┌─ RECORD EXTRACTS

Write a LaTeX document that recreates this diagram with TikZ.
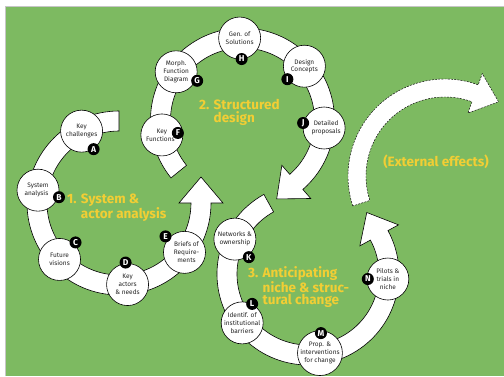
\documentclass[tikz,border=0pt]{standalone}
\usepackage{fontspec}
\setmainfont{Fira Sans}
\usetikzlibrary{calc}

\definecolor{leaf}{RGB}{125,186,97}
\definecolor{mustard}{RGB}{242,206,52}

\def\bandw{10}
\def\headw{22}
\def\headl{26}

% ring arrow: [style] centre, start angle, end angle, radius, turn (90 ccw, -90 cw)
\newcommand{\ringarrow}[6][]{%
  \draw[band,#1] ($(#2)+(#3:{#5+\bandw})$)
      arc[start angle=#3, end angle=#4, radius={#5+\bandw}]
      -- ($(#2)+(#4:{#5+\headw})$)
      -- ($(#2)+(#4:#5)+({#4+(#6)}:\headl)$)
      -- ($(#2)+(#4:{#5-\headw})$)
      -- ($(#2)+(#4:{#5-\bandw})$)
      arc[start angle=#4, end angle=#3, radius={#5-\bandw}]
      -- cycle;}

\begin{document}
\begin{tikzpicture}[
    x=1pt,y=1pt,
    band/.style={fill=white,draw=black,line width=0.6pt,line join=miter},
    stage/.style={circle,draw=black,fill=white,line width=0.6pt,minimum size=42pt,
        inner sep=0pt,align=center,text=black!85,font=\fontsize{6.5}{7.9}\selectfont},
    badge/.style={circle,fill=black,text=white,minimum size=12pt,inner sep=0pt,
        font=\fontsize{8.5}{8.5}\selectfont\bfseries},
    title/.style={text=mustard,inner sep=0pt,align=left,
        font=\fontsize{13.5}{12.8}\selectfont\bfseries},
]
\useasboundingbox (0,0) rectangle (504,376);
\fill[white] (0,0) rectangle (504,376);
\fill[leaf] (6,0) rectangle (504,369);
\draw[gray!45,line width=0.8pt] (5.5,0) -- (5.5,369.5) -- (504,369.5);

% ring centres
\coordinate (r1) at (119,173);
\coordinate (r2) at (242.5,256);
\coordinate (r3) at (308,102);
\coordinate (rx) at (445,200);

%% Bands
\ringarrow{r1}{90}{360}{82}{90}
\ringarrow{r2}{219}{-49}{82}{-90}
\ringarrow{r3}{119}{388.5}{81}{90}
{\def\bandw{9}\def\headw{21}\def\headl{25}
 \ringarrow[dash pattern=on 2pt off 1.2pt,line width=0.45pt]{rx}{198}{70}{88}{-90}}

%% 1. System & actor analysis
\node[stage] (A) at ($(r1)+(117.5:81)$) {Key\\challenges};
\node[stage] (B) at ($(r1)+(171:82)$) {System\\analysis\hspace*{3pt}};
\node[stage] (C) at ($(r1)+(223.5:82)$) {Future\\visions};
\node[stage] (D) at ($(r1)+(276:82)$) {Key\\actors\\\& needs};
\node[stage] (E) at ($(r1)+(323:82)$) {\hspace*{4pt}Briefs of\\\hspace*{4pt}Require-\\\hspace*{4pt}ments};

%% 2. Structured design
\node[stage] (F) at ($(r2)+(190.5:82)$) {Key\\Functions\hspace*{3pt}};
\node[stage] (G) at ($(r2)+(144:82)$) {Morph.\\Function\\Diagram};
\node[stage] (H) at ($(r2)+(92:82)$) {Gen. of\\Solutions};
\node[stage] (I) at ($(r2)+(41:82)$) {Design\\Concepts};
\node[stage] (J) at ($(r2)+(-5.6:82)$) {\hspace*{4pt}Detailed\\\hspace*{4pt}proposals};

%% 3. Anticipating niche & structural change
\node[stage] (K) at ($(r3)+(154.5:81)$) {Networks \&\\ownership};
\node[stage] (L) at ($(r3)+(216.6:82)$) {Identif. of\\institutional\\barriers};
\node[stage] (M) at ($(r3)+(278.6:80)$) {Prop. \&\\interventions\\for change};
\node[stage] (N) at ($(r3)+(356.4:80)$) {Pilots \&\\trials in\\niche};

%% Letters
\node[badge] (bA) at ($(A)+(12,-18)$) {A};
\node[badge] (bB) at ($(B)+(21,-7)$) {B};
\node[badge] (bC) at ($(C)+(16,17)$) {C};
\node[badge] (bD) at ($(D)+(-2,22)$) {D};
\node[badge] (bE) at ($(E)+(-19,16)$) {E};
\node[badge] (bF) at ($(F)+(16,2)$) {F};
\node[badge] (bG) at ($(G)+(21,-9)$) {G};
\node[badge] (bH) at ($(H)+(2,-21)$) {H};
\node[badge] (bI) at ($(I)+(-17,-13)$) {I};
\node[badge] (bJ) at ($(J)+(-21,5)$) {J};
\node[badge] (bK) at ($(K)+(14,-18)$) {K};
\node[badge] (bL) at ($(L)+(10,19)$) {L};
\node[badge] (bM) at ($(M)+(1,20)$) {M};
\node[badge] (bN) at ($(N)+(-20,0)$) {N};

%% Titles
\node[title,anchor=north west] (t1) at (67,182)
    {1. System \&\\\phantom{1. }actor analysis};
\node[title,anchor=north west] (t2) at (199,277)
    {2. Structured\\\phantom{2. }design};
\node[title,anchor=north west] (t3) at (248,110)
    {3. Anticipating\\\phantom{3. }niche \& struc-\\\phantom{3. }tural change};
\node[title] (tx) at (436,214) {(External effects)};

\end{tikzpicture}
\end{document}
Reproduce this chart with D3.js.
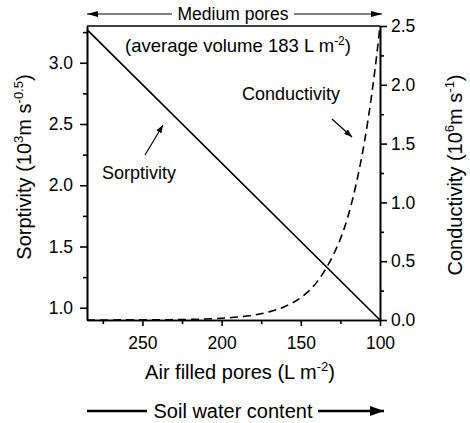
<!DOCTYPE html>
<html><head><meta charset="utf-8">
<script src="https://cdn.jsdelivr.net/npm/d3@7"></script>
<style>body{margin:0;background:#fff}text{font-family:"Liberation Sans",Arial,sans-serif;fill:#000}</style>
</head><body>
<svg id="c" width="470" height="423"></svg>
<script>
// Data
const sorpX = [285, 100];
const sorpY = [3.27, 0.90];
const condX = [285, 260, 240, 220, 200, 190, 180, 170, 160, 150, 140, 130, 125, 120, 115, 110, 105, 102, 100];
const condY = [0.0, 0.001, 0.002, 0.005, 0.015, 0.025, 0.041, 0.069, 0.115, 0.19, 0.32, 0.54, 0.69, 0.89, 1.16, 1.50, 1.94, 2.26, 2.5];
const xTicks = [250, 200, 150, 100];
const xMinor = [275, 225, 175, 125];
const leftTicks = [1.0, 1.5, 2.0, 2.5, 3.0];
const leftMinor = [1.25, 1.75, 2.25, 2.75, 3.25];
const rightTicks = [0.0, 0.5, 1.0, 1.5, 2.0, 2.5];
const rightMinor = [0.25, 0.75, 1.25, 1.75, 2.25];

const svg = d3.select("#c");
const FS = 17.5;
const x = d3.scaleLinear().domain([285, 100]).range([87, 380]);
const yL = d3.scaleLinear().domain([0.9, 3.3]).range([320, 26]);
const yR = d3.scaleLinear().domain([0, 2.5]).range([320, 26]);

function styleAxis(g){
  g.selectAll("path,line").attr("stroke","#000").attr("stroke-width",1.6);
  g.selectAll("text").attr("font-size",FS).attr("font-family",'"Liberation Sans",Arial,sans-serif').attr("fill","#000");
}
// minor ticks
svg.append("g").attr("transform","translate(0,320)").call(d3.axisBottom(x).tickValues(xMinor).tickSize(4).tickFormat("").tickSizeOuter(0)).call(styleAxis);
svg.append("g").attr("transform","translate(87,0)").call(d3.axisLeft(yL).tickValues(leftMinor).tickSize(4).tickFormat("").tickSizeOuter(0)).call(styleAxis);
svg.append("g").attr("transform","translate(380,0)").call(d3.axisRight(yR).tickValues(rightMinor).tickSize(4).tickFormat("").tickSizeOuter(0)).call(styleAxis);
// major
svg.append("g").attr("transform","translate(0,320)").call(d3.axisBottom(x).tickValues(xTicks).tickSize(6).tickPadding(11).tickSizeOuter(0)).call(styleAxis);
svg.append("g").attr("transform","translate(87,0)").call(d3.axisLeft(yL).tickValues(leftTicks).tickSize(7).tickPadding(7).tickFormat(d3.format(".1f")).tickSizeOuter(0)).call(styleAxis);
svg.append("g").attr("transform","translate(380,0)").call(d3.axisRight(yR).tickValues(rightTicks).tickSize(7).tickPadding(4).tickFormat(d3.format(".1f")).tickSizeOuter(0)).call(styleAxis);
// top border
svg.append("line").attr("x1",87).attr("x2",380).attr("y1",26).attr("y2",26).attr("stroke","#000").attr("stroke-width",1.3);

// series
const sorp = sorpX.map((v,i)=>[v, sorpY[i]]);
const cond = condX.map((v,i)=>[v, condY[i]]);
svg.append("path").datum(sorp).attr("fill","none").attr("stroke","#000").attr("stroke-width",1.6)
  .attr("d", d3.line().x(d=>x(d[0])).y(d=>yL(d[1])));
svg.append("path").datum(cond).attr("fill","none").attr("stroke","#000").attr("stroke-width",1.6)
  .attr("stroke-dasharray","8,5")
  .attr("d", d3.line().curve(d3.curveMonotoneX).x(d=>x(d[0])).y(d=>yR(d[1])));

// arrow markers
const defs = svg.append("defs");
function marker(id,w,h){
  defs.append("marker").attr("id",id).attr("viewBox",`0 0 ${w} ${h}`).attr("refX",w).attr("refY",h/2)
    .attr("markerWidth",w).attr("markerHeight",h).attr("markerUnits","userSpaceOnUse").attr("orient","auto")
    .append("path").attr("d",`M0,0L${w},${h/2}L0,${h}Z`).attr("fill","#000");
}
marker("ah",11,6); marker("ahs",8,6); marker("ahb",14,10);

function arrow(x1,y1,x2,y2,w,m){
  const l = svg.append("line").attr("x1",x1).attr("y1",y1).attr("x2",x2).attr("y2",y2)
    .attr("stroke","#000").attr("stroke-width",w);
  if (m) l.attr("marker-end",`url(#${m})`);
}
// top arrows
arrow(172,14,87,14,1.2,"ah");
arrow(294,14,382,14,1.2,"ah");
svg.append("text").attr("x",233).attr("y",20).attr("text-anchor","middle").attr("font-size",17.5).text("Medium pores");
const av = svg.append("text").attr("x",238).attr("y",52).attr("text-anchor","middle").attr("font-size",18.5);
av.append("tspan").text("(average volume 183 L m");
av.append("tspan").attr("dy",-7).attr("font-size",12).text("-2");
av.append("tspan").attr("dy",7).text(")");

// bottom
arrow(87,411,147,411,2.5,null);
arrow(318,411,384,411,2.5,"ahb");
svg.append("text").attr("x",233).attr("y",418).attr("text-anchor","middle").attr("font-size",20).text("Soil water content");

const xt = svg.append("text").attr("x",240).attr("y",379).attr("text-anchor","middle").attr("font-size",20);
xt.append("tspan").text("Air filled pores (L m");
xt.append("tspan").attr("dy",-8).attr("font-size",13).text("-2");
xt.append("tspan").attr("dy",8).text(")");

const lt = svg.append("text").attr("transform","translate(31,167) rotate(-90)").attr("text-anchor","middle").attr("font-size",20);
lt.append("tspan").text("Sorptivity (10");
lt.append("tspan").attr("dy",-8).attr("font-size",13).text("3");
lt.append("tspan").attr("dy",8).text("m s");
lt.append("tspan").attr("dy",-8).attr("font-size",13).text("-0.5");
lt.append("tspan").attr("dy",8).text(")");

const rt = svg.append("text").attr("transform","translate(462,175) rotate(-90)").attr("text-anchor","middle").attr("font-size",20);
rt.append("tspan").text("Conductivity  (10");
rt.append("tspan").attr("dy",-8).attr("font-size",13).text("6");
rt.append("tspan").attr("dy",8).text("m s");
rt.append("tspan").attr("dy",-8).attr("font-size",13).text("-1");
rt.append("tspan").attr("dy",8).text(")");

// annotations
svg.append("text").attr("x",242).attr("y",100).attr("font-size",18).text("Conductivity");
svg.append("text").attr("x",102).attr("y",179).attr("font-size",18).text("Sorptivity");
arrow(145,155,163,125,1.2,"ahs");
arrow(332,119,352,137,1.2,"ahs");
</script>
</body></html>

└─

Gather every line containing the word "with" and copy it.

Write a LaTeX document that recreates this diagram with TikZ.
Reproduce this chart with D3.js.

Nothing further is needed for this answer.